For our first Classic Album Dissection of the year, we're looking at The Stooges' second album, Fun House. It was a big left turn after their debut album in 1969, The Stooges, which was produced by John Cale fresh off The Velvet Underground. Where their debut featured production flourishes like hand claps and sleigh bells, Fun House was recorded almost entirely live to tape- including Iggy Pop's energetic vocals. The album wound up being recorded live because the producer, Elektra staff producer Don Gallucci (who also happens to have played keyboard on The Kingsmen's "Louie Louie,") removed all the sound proofing from the studio in an attempt to replicate the band's live set-up — including giving Iggy a hand-held microphone. With no baffles, there was so much "bleed" that multitracking was impossible. The irony was that the Elektra studios were state of the art to achieve quiet and "clean" recordings for the folk artists who made up the majority of the Elektra lineup at the time.

The Stooges

It's easy to draw parallels between the Fun House sessions and Gallucci's experience recording "Louie Louie" seven years prior. Gallucci told Jim and Greg that The Kingsmen weren't happy with Jack Ely's vocals on their first take, but the engineer refused to turn down his vocal microphone (and he lacked the self control to stand further away). The band's creative solution was to suspend the mic above Ely, so he couldn't reach it and his vocals would be buried in the mix. The unintended side effect was a room sound, creating the "goofy party" effect as Gallucci described it.
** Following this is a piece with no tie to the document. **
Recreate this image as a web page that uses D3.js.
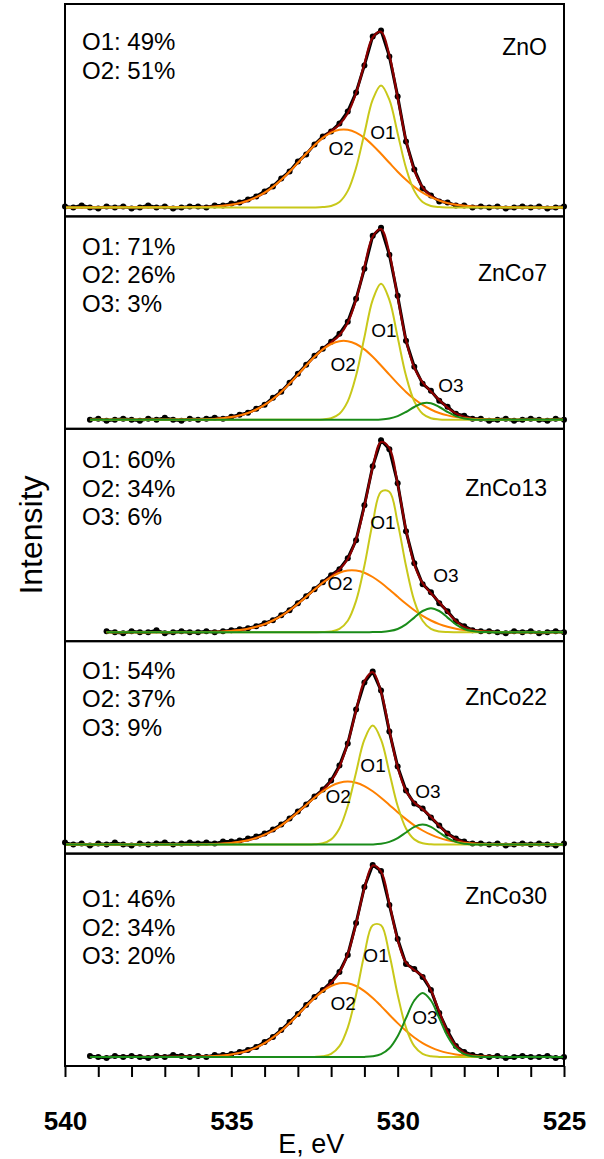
<!DOCTYPE html>
<meta charset="utf-8">
<style>
  body { margin: 0; background: #fff; }
  svg { display: block; }
</style>
<svg width="604" height="1159" font-family="'Liberation Sans', Arial, sans-serif"></svg>
<script src="https://cdn.jsdelivr.net/npm/d3@7/dist/d3.min.js"></script>
<script>

// sample names and fitted shares, top to bottom
var samples = ["ZnO", "ZnCo7", "ZnCo13", "ZnCo22", "ZnCo30"];
var shares = [
  ["O1: 49%", "O2: 51%"],
  ["O1: 71%", "O2: 26%", "O3: 3%"],
  ["O1: 60%", "O2: 34%", "O3: 6%"],
  ["O1: 54%", "O2: 37%", "O3: 9%"],
  ["O1: 46%", "O2: 34%", "O3: 20%"]
];

// first binding energy recorded in each scan (eV)
var scanStart = [540, 539.25, 538.75, 540, 539.25];

// measured counts, 540 -> 525 eV every 0.25 eV (null = not recorded)
var measured = [
  [1,0,2,0,-1,1,0,1,-1,0,2,0,1,-1,0,1,
   1,0,2,2,4,5,8,11,16,21,29,36,46,53,63,71,76,84,96,115,142,171,177,151,111,66,38,19,12,6,5,2,2,0,1,0,1,-1,0,1,0,
   1,-1,0,1],
  [null,null,null,0,1,-1,0,1,0,-1,1,0,2,0,-1,1,
   0,1,2,1,3,5,7,11,15,22,28,37,46,55,64,71,78,86,98,121,151,184,192,165,124,79,53,36,29,19,13,6,4,1,1,-1,0,1,-1,0,1,
   0,-1,1,0],
  [null,null,null,null,null,1,0,-1,1,0,0,2,-1,0,1,0,
   0,1,0,1,2,3,4,6,9,12,17,22,29,36,43,50,57,63,74,92,127,166,192,183,149,101,69,48,40,29,21,11,6,2,1,1,0,-1,1,0,1,
   -1,0,1,0],
  [2,0,1,-1,1,0,2,0,-1,1,0,1,2,0,1,2,
   1,2,1,3,3,4,6,8,11,15,20,26,33,40,48,55,64,79,101,135,162,173,154,113,78,54,41,36,27,19,11,6,3,1,1,0,1,-1,0,1,0,
   1,0,-1,1],
  [null,null,null,1,0,-1,1,0,1,0,-1,1,0,2,1,0,
   1,0,2,2,3,5,7,10,15,20,27,35,43,52,60,67,75,85,102,134,170,192,186,152,118,93,88,80,67,44,26,11,5,2,1,0,1,-1,0,1,0,
   0,1,-1,0]
];

// fitted components, 536 -> 526 eV every 0.25 eV
var fitO1 = [
  [0,0,0,0,0,0,0,0,0,0,0,0,0,0,0,.3,1.4,5.4,16.5,39.6,74.0,107.7,122,107.7,74.0,39.6,16.5,5.4,1.4,.3,0,0,0,0,0,0,0,0,0,0,0],
  [0,0,0,0,0,0,0,0,0,0,0,0,0,0,0,.3,1.5,6.0,18.4,44.2,82.5,120.0,136,120.0,82.5,44.2,18.4,6.0,1.5,.3,0,0,0,0,0,0,0,0,0,0,0],
  [0,0,0,0,0,0,0,0,0,0,0,0,0,0,0,.1,.7,3.3,11.5,31.3,66.4,109.5,140.5,140.5,109.5,66.4,31.3,11.5,3.3,.7,.1,0,0,0,0,0,0,0,0,0,0],
  [0,0,0,0,0,0,0,0,0,0,0,0,0,0,.3,1.3,5.2,16.1,38.6,72.2,105.0,119,105.0,72.2,38.6,16.1,5.2,1.3,.3,0,0,0,0,0,0,0,0,0,0,0,0],
  [0,0,0,0,0,0,0,0,0,0,0,0,0,0,.1,.7,3.1,10.8,29.4,62.3,102.7,131.8,131.8,102.7,62.3,29.4,10.8,3.1,.7,.1,0,0,0,0,0,0,0,0,0,0,0]
];
var fitO2 = [
  [.3,.5,.9,1.6,2.7,4.3,6.8,10.2,14.7,20.5,27.6,35.7,44.6,53.6,62.2,69.5,74.8,77.6,77.6,74.8,69.5,62.2,53.6,44.6,35.7,27.6,20.5,14.7,10.2,6.8,4.3,2.7,1.6,.9,.5,.3,.2,.1,.1,0,0],
  [.3,.5,.9,1.6,2.7,4.4,6.8,10.3,14.9,20.8,27.9,36.2,45.2,54.3,63.0,70.4,75.8,78.6,78.6,75.8,70.4,63.0,54.3,45.2,36.2,27.9,20.8,14.9,10.3,6.8,4.4,2.7,1.6,.9,.5,.3,.2,.1,0,0,0],
  [.1,.2,.4,.7,1.3,2.1,3.4,5.4,8.1,11.7,16.3,21.9,28.4,35.4,42.6,49.4,55.2,59.5,61.7,61.7,59.5,55.2,49.4,42.6,35.4,28.4,21.9,16.3,11.7,8.1,5.4,3.4,2.1,1.3,.7,.4,.2,.1,0,0,0],
  [.2,.3,.6,1.0,1.7,2.8,4.4,6.7,9.9,14.1,19.3,25.5,32.4,39.7,46.9,53.3,58.5,61.8,63,61.8,58.5,53.3,46.9,39.7,32.4,25.5,19.3,14.1,9.9,6.7,4.4,2.8,1.7,1.0,.6,.3,.2,.1,0,0,0],
  [.3,.5,.9,1.5,2.5,4.1,6.4,9.6,13.9,19.5,26.2,33.9,42.3,50.9,59.0,65.9,71.0,73.7,73.7,71.0,65.9,59.0,50.9,42.3,33.9,26.2,19.5,13.9,9.6,6.4,4.1,2.5,1.5,.9,.5,.3,.1,0,0,0,0]
];
var fitO3 = [
  null,
  [0,0,0,0,0,0,0,0,0,0,0,0,0,0,0,0,0,0,0,0,0,.1,.4,1.4,3.7,7.8,12.8,16.5,16.5,12.8,7.8,3.7,1.4,.4,.1,0,0,0,0,0,0],
  [0,0,0,0,0,0,0,0,0,0,0,0,0,0,0,0,0,0,0,0,0,.1,.3,1.1,3.2,7.8,14.6,21.2,24,21.2,14.6,7.8,3.2,1.1,.3,.1,0,0,0,0,0],
  [0,0,0,0,0,0,0,0,0,0,0,0,0,0,0,0,0,0,0,0,0,.2,.9,2.7,6.5,12.1,17.7,20,17.7,12.1,6.5,2.7,.9,.2,0,0,0,0,0,0,0],
  [0,0,0,0,0,0,0,0,0,0,0,0,0,0,0,0,0,0,0,0,.1,.7,2.8,8.7,20.8,38.8,56.5,64,56.5,38.8,20.8,8.7,2.8,.7,.1,0,0,0,0,0,0]
];

var tickValues = [540, 535, 530, 525];

// where the O1/O2/O3 tags sit, in (eV, counts)
var tagAt = [
  {O1: [530.44, 75], O2: [531.70, 59]},
  {O1: [530.41, 89], O2: [531.64, 55], O3: [528.40, 34]},
  {O1: [530.44, 110], O2: [531.73, 49], O3: [528.55, 57]},
  {O1: [530.74, 79], O2: [531.79, 48], O3: [529.09, 53]},
  {O1: [530.65, 102], O2: [531.64, 54], O3: [529.18, 40]}
];
var shareTop = [38, 30, 31, 29, 45],
    nameTop = [43, 57, 59, 56, 42];

var svg = d3.select("svg"),
    left = 65, right = 564, top0 = 4,
    panelH = 212.4;

var x = d3.scaleLinear().domain([540, 525]).range([left, right]);

var scanE = d3.range(540, 524.9, -0.25),
    fitE = d3.range(536, 525.9, -0.25);

var colors = {O1: "#c8c81a", O2: "#ff8000", O3: "#1a8c1a", env: "#8c0000"};

function fitSeries(vals, e0) {
  return [[e0, 0]].concat(fitE.map(function(e, i) { return [e, vals[i]]; })).concat([[525, 0]]);
}

samples.forEach(function(name, k) {
  var top = top0 + k * panelH;
  var y = d3.scaleLinear().domain([-9, panelH - 9]).range([top + panelH, top]);

  var line = d3.line()
      .x(function(d) { return x(d[0]); })
      .y(function(d) { return y(d[1]); })
      .curve(d3.curveCatmullRom.alpha(0.5));

  var g = svg.append("g");

  var pts = scanE.map(function(e, j) { return [e, measured[k][j]]; })
      .filter(function(d) { return d[1] !== null; });

  // measured points
  g.append("path")
      .datum(pts)
      .attr("fill", "none")
      .attr("stroke", "#000")
      .attr("stroke-width", 3)
      .attr("d", d3.line().x(function(d) { return x(d[0]); }).y(function(d) { return y(d[1]); }));

  g.append("g").selectAll("circle")
    .data(pts)
    .enter().append("circle")
      .attr("cx", function(d) { return x(d[0]); })
      .attr("cy", function(d) { return y(d[1]); })
      .attr("r", 3)
      .attr("fill", "#000");

  // envelope = sum of components
  var env = fitE.map(function(e, i) {
    return fitO1[k][i] + fitO2[k][i] + (fitO3[k] ? fitO3[k][i] : 0);
  });

  var e0 = scanStart[k];
  var curves = [["env", env], ["O2", fitO2[k]], ["O1", fitO1[k]]];
  if (fitO3[k]) curves.push(["O3", fitO3[k]]);

  curves.forEach(function(c) {
    g.append("path")
        .datum(fitSeries(c[1], e0))
        .attr("fill", "none")
        .attr("stroke", colors[c[0]])
        .attr("stroke-width", c[0] == "env" ? 2.2 : 2)
        .attr("d", line);
  });

  // component tags
  Object.keys(tagAt[k]).forEach(function(t) {
    g.append("text")
        .attr("x", x(tagAt[k][t][0]))
        .attr("y", y(tagAt[k][t][1]))
        .attr("dy", "0.35em")
        .attr("text-anchor", "middle")
        .attr("font-size", 19)
        .text(t);
  });

  // shares
  g.append("g").selectAll("text")
    .data(shares[k])
    .enter().append("text")
      .attr("x", 82)
      .attr("y", function(d, i) { return top + shareTop[k] + i * 28.5; })
      .attr("dy", "0.35em")
      .attr("font-size", 24)
      .text(function(d) { return d; });

  g.append("text")
      .attr("x", 547)
      .attr("y", top + nameTop[k])
      .attr("dy", "0.35em")
      .attr("text-anchor", "end")
      .attr("font-size", 23)
      .text(name);

  g.append("rect")
      .attr("x", left)
      .attr("y", top)
      .attr("width", right - left)
      .attr("height", panelH)
      .attr("fill", "none")
      .attr("stroke", "#000")
      .attr("stroke-width", 2);
});

var bottom = top0 + samples.length * panelH;

var axis = svg.append("g")
    .attr("transform", "translate(0," + bottom + ")")
    .call(d3.axisBottom(x).ticks(15).tickSize(11).tickFormat(function(d) {
      return tickValues.indexOf(d) >= 0 ? d : "";
    }));

axis.select(".domain").remove();
axis.selectAll(".tick line").attr("stroke", "#000").attr("stroke-width", 2);
axis.selectAll(".tick text")
    .attr("font-family", "'Liberation Sans', Arial, sans-serif")
    .attr("font-size", 26)
    .attr("font-weight", "bold")
    .attr("fill", "#000")
    .attr("y", 55)
    .attr("dy", "0.35em");

svg.append("text")
    .attr("x", x(532.6))
    .attr("y", 1144)
    .attr("dy", "0.35em")
    .attr("text-anchor", "middle")
    .attr("font-size", 27)
    .text("E, eV");

svg.append("text")
    .attr("transform", "translate(31," + 535 + ")rotate(-90)")
    .attr("dy", "0.35em")
    .attr("text-anchor", "middle")
    .attr("font-size", 32)
    .text("Intensity");

</script>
Jim and Greg both profess to be big fans of The Stooges, though they differ when it comes to Fun House. Greg declares it one of the greatest rock records ever recorded, while Jim says he loves the song-oriented first half, but can't stand the free jazz-influenced second half. Jim cites "Down On The Street" and "Dirt" (and a Lester Bangs essay on Fun House) as crucial to the development of the punk aesthetic. Greg calls the experimental second half of the record an evocative synthesis of rock, funk and free jazz. He insists that the chemistry between Iggy, guitarist Ron and drummer Scott Asheton, bassist Dave Alexander and saxophonist Steve Mackay was so singular, that is may never be replicated.

Greg

Greg puts another quarter in the Desert Island Jukebox, this time paying tribute to Mark Hollis of the British rock band Talk Talk, who died last month at the age of 64. During his career, Mark evolved from a punk rocker into a composer of complex post-rock on albums such as Laughing Stock and Spirit of Eden, inspiring later bands like Radiohead. In between, Talk Talk scored a few synth-pop hits, like 1984's "It’s My Life." Greg's selection, the aptly-titled "Life’s What You Make It," is from an album that he think was a breakthrough in Hollis' career: 1986's The Colour Of Spring.